Have you noticed lately that all the cookies are being baked into snickerdoodles?
I’ve seen everything from gingerbread to peanut butter cookies twisted into snickerdoodles. It doesn’t end with cookies either. With a quick search on Pinterest, you’ll find waffles, cupcakes, and truffles, to name a few. Snickerdoodles and I go way back. The original basic sugar cookie rolled in cinnamon sugar was the first cookie I baked myself growing up, and it’s still one of my favorites. Last fall, I tried the pumpkin version, and it didn’t disappoint. So when I saw the recipe for chocolate snickerdoodles in Piece of Cake, I knew that I would be trying it out very soon. Like the original, cream of tartar is added to basic sugar cookie dough to make the crinkly tops, and the balls of dough are rolled in cinnamon sugar before baking. How could this go wrong?
The cookies were a little crispy on the outside but soft and chocolaty on the inside. They were super quick and easy to put together and bake before work on a Friday morning, too. If you want to try a new variation on a classic, this is a good place to start.
- 2 1/4 cups flour
- 1/2 cup cocoa powder
- 1 teaspoon cream of tartar
- 1/2 teaspoon baking soda
- 1/4 teaspoon kosher salt
- 1/2 cup butter, room temperature
- 1 1/2 cups sugar
- 2 eggs
- 2 teaspoons pure vanilla extract
- cinnamon sugar (3 tablespoons sugar plus 1 teaspoon cinnamon)
1. Preheat oven to 350°. Prepare three baking sheets with parchment paper.
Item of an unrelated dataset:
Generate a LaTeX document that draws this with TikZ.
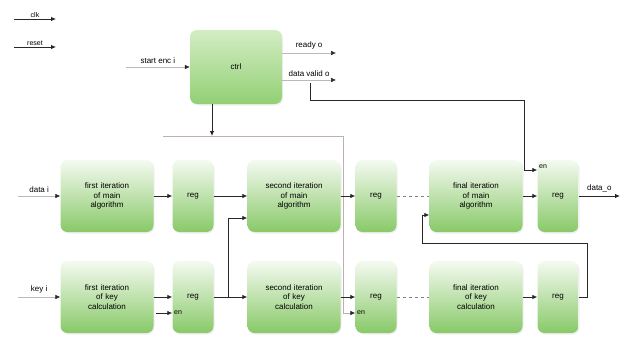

2. Combine the dry ingredients in a small bowl. Set aside. Cream together butter and sugar with an electric mixer for about 1 minute until light and fluffy. Add the eggs one at a time and beat well after each. Mix in the vanilla. Scrape the bottom of the bowl and mix another minute so that everything is combined.
3. Add one-third of the dry ingredients to the bowl and slowly mix in. Scrape the sides and bottom of the bowl. Repeat with the remaining ingredients, one-half at a time. Scrape the bottom a final time.
4. Using a medium ice cream scoop, divide the dough into uniform balls. Rolls the balls in cinnamon sugar and place on the sheets about two inches apart. With damp fingers, or the bottom of a drinking glass, slightly flatten the dough to about an inch thick.
5. Bake 12-13 minutes, until the cookies are golden brown at the edges and set in the middle. This is a little difficult to judge with chocolate cookies, so be careful not to over-bake. Let cookies cool on the sheets for 10 minutes before removing to a wire rack.